Escape From Tomorrow is streaming on many platforms, including Google Play and Amazon Prime.

Amusement park themes on TV

The movies on this list helped give audiences new ways to look at fun parks and carnivals, whether negative or positive, often scary and dangerous and even futuristic (hello, Jurassic Park, all of the above). They also helped engrave amusement parks into our culture, making them legitimate onscreen settings.

But any amusement park movie list would be remiss not to mention the impact of the small screen. As far as I can tell, nothing moved the needle on the ’70s rise of amusement parks as family vacation destinations as much as The Brady Bunch episode when the geeky family visits Kings Island Amusement Park in season five, episode 11, “The Cincinnati Kids.” Remember when Mike’s important architectural blueprints get mixed up with Jan’s Yogi Bear poster, and a cross-park relay race to the tune of “The William Tell Overture” is the only way to save Mike from total career embarrassment (“Look at Alice run!”)?

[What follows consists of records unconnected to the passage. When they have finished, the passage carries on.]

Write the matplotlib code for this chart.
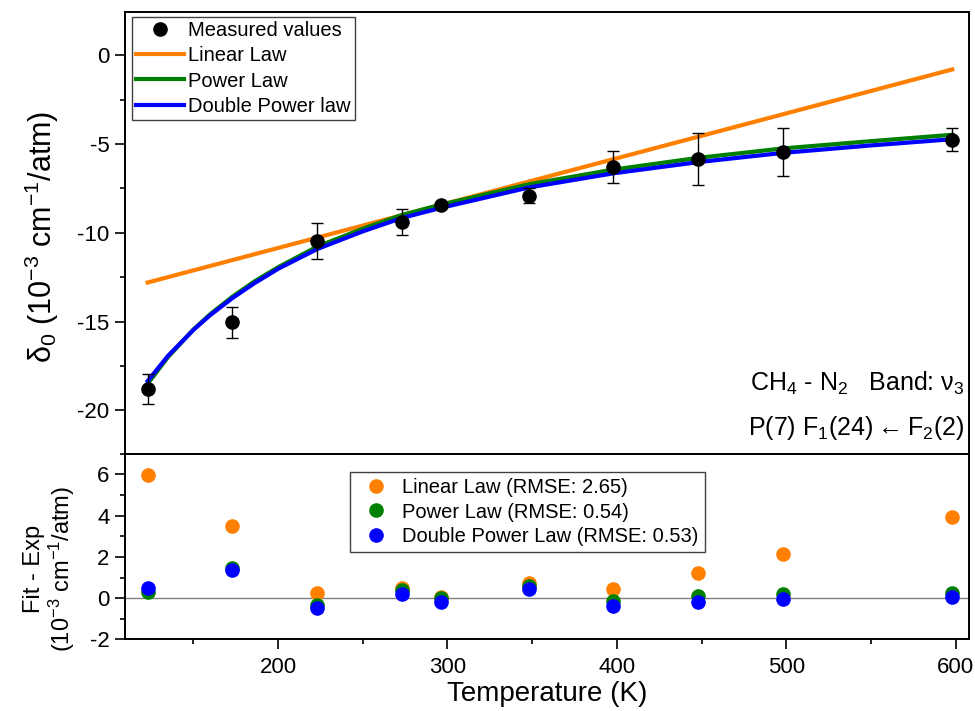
import matplotlib
matplotlib.use('Agg')
import matplotlib.pyplot as plt
from matplotlib.ticker import MultipleLocator

plt.rcParams['font.family'] = ['Liberation Sans', 'DejaVu Sans']
plt.rcParams['mathtext.default'] = 'regular'
plt.rcParams['axes.unicode_minus'] = False

# measured pressure shift, CH4 - N2, P(7) F1(24) <- F2(2) line of nu3
temps = [123, 173, 223, 273, 296, 348, 398, 448, 498, 598]
shift = [-18.8, -15.05, -10.45, -9.4, -8.45, -7.9, -6.3, -5.85, -5.45, -4.75]
shift_err = [0.83, 0.85, 1.0, 0.72, 0.15, 0.4, 0.92, 1.47, 1.37, 0.64]

# fitted temperature laws
linear_T = [123, 598]
linear_fit = [-12.8, -0.8]
curve_T = [123, 135, 150, 160, 173, 186, 200, 223, 250, 273, 296, 348, 398, 448, 498, 550, 598]
power_fit = [-18.5, -17.0, -15.45, -14.58, -13.6, -12.74, -11.94, -10.78, -9.77, -9.0,
             -8.42, -7.27, -6.44, -5.78, -5.25, -4.84, -4.48]
dpower_fit = [-18.35, -16.93, -15.47, -14.63, -13.68, -12.84, -12.03, -10.92, -9.92, -9.17,
              -8.6, -7.45, -6.65, -6.02, -5.5, -5.08, -4.73]

# residuals (fit - exp)
res_linear = [5.99, 3.51, 0.24, 0.49, 0.06, 0.74, 0.44, 1.24, 2.12, 3.93]
res_power = [0.29, 1.46, -0.33, 0.40, 0.0, 0.6, -0.16, 0.08, 0.21, 0.27]
res_dpower = [0.49, 1.37, -0.49, 0.21, -0.18, 0.45, -0.37, -0.2, -0.05, 0.03]

ORANGE = '#ff8000'
GREEN = '#008000'
BLUE = '#0000ff'

fig = plt.figure(figsize=(9.75, 7.11), dpi=100)
gs = fig.add_gridspec(2, 1, height_ratios=[441, 185], hspace=0,
                      left=0.128, right=0.994, top=0.9835, bottom=0.1008)
ax = fig.add_subplot(gs[0])
axr = fig.add_subplot(gs[1], sharex=ax)

# top panel: data and fits
ax.plot(linear_T, linear_fit, color=ORANGE, lw=3, label='Linear Law', zorder=2)
ax.plot(curve_T, power_fit, color=GREEN, lw=3, label='Power Law', zorder=3)
ax.plot(curve_T, dpower_fit, color=BLUE, lw=3, label='Double Power law', zorder=4)
ax.errorbar(temps, shift, yerr=shift_err, fmt='none', ecolor='black',
            elinewidth=1, capsize=4, capthick=1, zorder=5)
ax.plot(temps, shift, 'o', color='black', ms=9.5, label='Measured values', zorder=6)

h, l = ax.get_legend_handles_labels()
order = [3, 0, 1, 2]
leg = ax.legend([h[i] for i in order], [l[i] for i in order], loc='upper left',
                bbox_to_anchor=(0.0083, 0.989), borderaxespad=0, fontsize=14.5,
                frameon=True, fancybox=False, edgecolor='#404040', framealpha=1,
                handlelength=2.4, handletextpad=0.2, borderpad=0.2, labelspacing=0.32)
leg.get_frame().set_linewidth(1)

ax.text(0.994, 0.159, r'CH$_4$ - N$_2$   Band: $\nu_3$', transform=ax.transAxes,
        ha='right', va='center', fontsize=18)
ax.text(0.994, 0.059, r'P(7) F$_1$(24)$\leftarrow$F$_2$(2)', transform=ax.transAxes,
        ha='right', va='center', fontsize=18)

ax.set_ylim(-22.45, 2.45)
ax.yaxis.set_major_locator(MultipleLocator(5))
ax.yaxis.set_minor_locator(MultipleLocator(2.5))
ax.set_ylabel(r'$\delta_0$ (10$^{-3}$ cm$^{-1}$/atm)', fontsize=22)
ax.yaxis.set_label_coords(-0.075, 0.49)
ax.tick_params(axis='x', labelbottom=False)

# bottom panel: residuals
axr.axhline(0, color='#808080', lw=1, zorder=1)
axr.plot(temps, res_linear, 'o', color=ORANGE, ms=9.5, label='Linear Law (RMSE: 2.65)', zorder=3)
axr.plot(temps, res_power, 'o', color=GREEN, ms=9.5, label='Power Law (RMSE: 0.54)', zorder=4)
axr.plot(temps, res_dpower, 'o', color=BLUE, ms=9.5, label='Double Power Law (RMSE: 0.53)', zorder=5)
leg2 = axr.legend(loc='upper left', bbox_to_anchor=(0.2666, 0.903), borderaxespad=0,
                  fontsize=14.5, frameon=True, fancybox=False, edgecolor='#404040',
                  framealpha=1, handlelength=2.0, handletextpad=0.3, borderpad=0.3,
                  labelspacing=0.28)
leg2.get_frame().set_linewidth(1)

axr.set_ylim(-2, 7)
axr.yaxis.set_major_locator(MultipleLocator(2))
axr.yaxis.set_minor_locator(MultipleLocator(1))
axr.set_xlim(109.5, 608)
axr.xaxis.set_major_locator(MultipleLocator(100))
axr.xaxis.set_minor_locator(MultipleLocator(50))
axr.set_xlabel('Temperature (K)', fontsize=20, labelpad=2)
axr.set_ylabel('Fit - Exp\n(10$^{-3}$ cm$^{-1}$/atm)', fontsize=17, linespacing=1.05)
axr.yaxis.set_label_coords(-0.057, 0.38)

for a in (ax, axr):
    for s in a.spines.values():
        s.set_linewidth(1.4)
    a.tick_params(which='major', direction='out', length=7, width=1.2, labelsize=16, pad=4)
    a.tick_params(which='minor', direction='out', length=3.6, width=1.2)
axr.tick_params(axis='x', which='major', pad=6)

fig.savefig('out.png', dpi=100)
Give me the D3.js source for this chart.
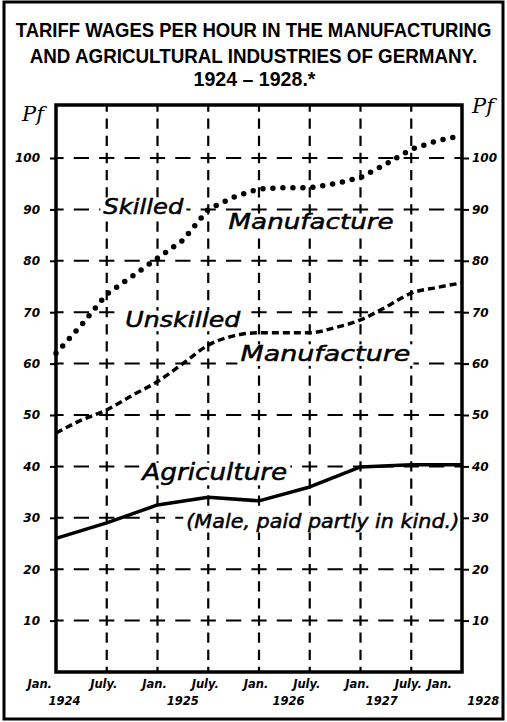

Sure, The Partridge Family went there first; though their episode gave the world the groovy song, “Together We’re Better,” it didn’t become the quintessential amusement park experience for a generation of TV-watching kids the way The Brady Bunch did (probably because it centered on Keith, Danny and Reuben strangely falling for the same lady). The Brady trip, besides being one of their more memorable episodes, was also a perfect infomercial for the recently opened park, with its rides, food and Hanna-Barbera characters wandering around. (Greg even stalked a young woman dressed in one of the costumes.) Yeah, that kiddie show The Banana Splits (Fleegle, Bingo, Drooper and Snorky!) shot at both Six Flags Over Texas and the Coney Island Waterpark (also in Cincinnati, which must be the most fun city in the United States), and Evel Knievel did televised stunts from fun parks, but more than any of these movies, The Brady Bunch episode jump-started the modern amusement park theme era. Try to live up to that, Mr. Spielberg and Mr. Crichton.

The Brady Bunch is streaming on Hulu, while The Partridge Family is on Amazon Prime.